### COLLECTED MATERIAL
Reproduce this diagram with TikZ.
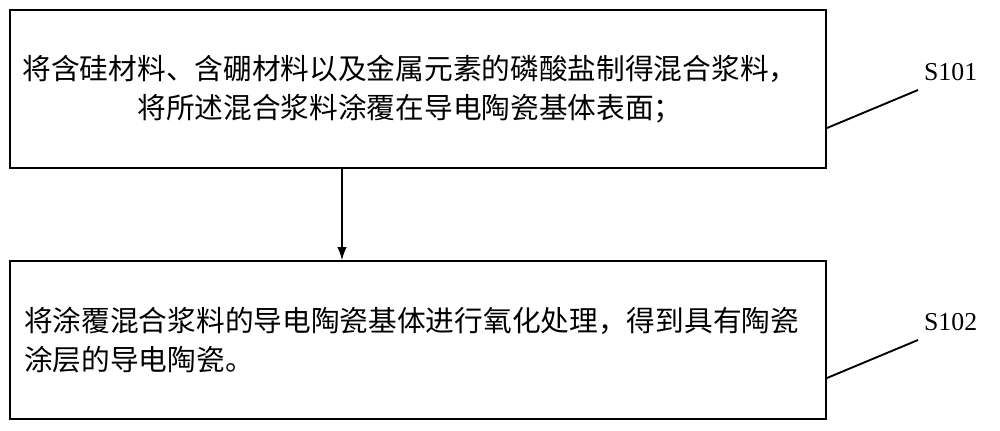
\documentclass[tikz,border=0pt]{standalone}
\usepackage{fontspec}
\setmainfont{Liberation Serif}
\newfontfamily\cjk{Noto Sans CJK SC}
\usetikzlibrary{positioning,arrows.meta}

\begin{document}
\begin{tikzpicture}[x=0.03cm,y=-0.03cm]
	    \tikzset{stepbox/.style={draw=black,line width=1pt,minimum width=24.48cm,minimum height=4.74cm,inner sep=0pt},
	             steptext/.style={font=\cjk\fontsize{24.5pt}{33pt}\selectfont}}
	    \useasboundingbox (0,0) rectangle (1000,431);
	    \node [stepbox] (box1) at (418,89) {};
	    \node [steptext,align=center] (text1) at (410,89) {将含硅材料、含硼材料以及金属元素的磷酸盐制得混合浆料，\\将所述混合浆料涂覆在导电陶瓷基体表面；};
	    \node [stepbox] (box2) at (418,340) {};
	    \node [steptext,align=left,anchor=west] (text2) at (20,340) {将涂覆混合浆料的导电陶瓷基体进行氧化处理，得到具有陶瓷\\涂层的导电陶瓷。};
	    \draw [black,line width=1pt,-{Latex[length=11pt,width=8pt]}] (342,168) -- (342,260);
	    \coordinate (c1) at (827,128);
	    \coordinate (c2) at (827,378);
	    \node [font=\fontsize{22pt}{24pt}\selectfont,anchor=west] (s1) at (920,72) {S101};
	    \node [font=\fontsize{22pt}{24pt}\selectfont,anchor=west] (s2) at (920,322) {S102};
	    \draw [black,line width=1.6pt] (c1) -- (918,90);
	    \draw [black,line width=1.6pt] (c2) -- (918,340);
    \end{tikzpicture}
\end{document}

### WHAT IS NEEDED
Copy out each line exactly, without the pictures.

### WRITTEN SOLUTION
Reproduce this diagram with TikZ.
\documentclass[tikz,border=0pt]{standalone}
\usepackage{fontspec}
\setmainfont{Liberation Serif}
\newfontfamily\cjk{Noto Sans CJK SC}
\usetikzlibrary{positioning,arrows.meta}

\begin{document}
\begin{tikzpicture}[x=0.03cm,y=-0.03cm]
	    \tikzset{stepbox/.style={draw=black,line width=1pt,minimum width=24.48cm,minimum height=4.74cm,inner sep=0pt},
	             steptext/.style={font=\cjk\fontsize{24.5pt}{33pt}\selectfont}}
	    \useasboundingbox (0,0) rectangle (1000,431);
	    \node [stepbox] (box1) at (418,89) {};
	    \node [steptext,align=center] (text1) at (410,89) {将含硅材料、含硼材料以及金属元素的磷酸盐制得混合浆料，\\将所述混合浆料涂覆在导电陶瓷基体表面；};
	    \node [stepbox] (box2) at (418,340) {};
	    \node [steptext,align=left,anchor=west] (text2) at (20,340) {将涂覆混合浆料的导电陶瓷基体进行氧化处理，得到具有陶瓷\\涂层的导电陶瓷。};
	    \draw [black,line width=1pt,-{Latex[length=11pt,width=8pt]}] (342,168) -- (342,260);
	    \coordinate (c1) at (827,128);
	    \coordinate (c2) at (827,378);
	    \node [font=\fontsize{22pt}{24pt}\selectfont,anchor=west] (s1) at (920,72) {S101};
	    \node [font=\fontsize{22pt}{24pt}\selectfont,anchor=west] (s2) at (920,322) {S102};
	    \draw [black,line width=1.6pt] (c1) -- (918,90);
	    \draw [black,line width=1.6pt] (c2) -- (918,340);
    \end{tikzpicture}
\end{document}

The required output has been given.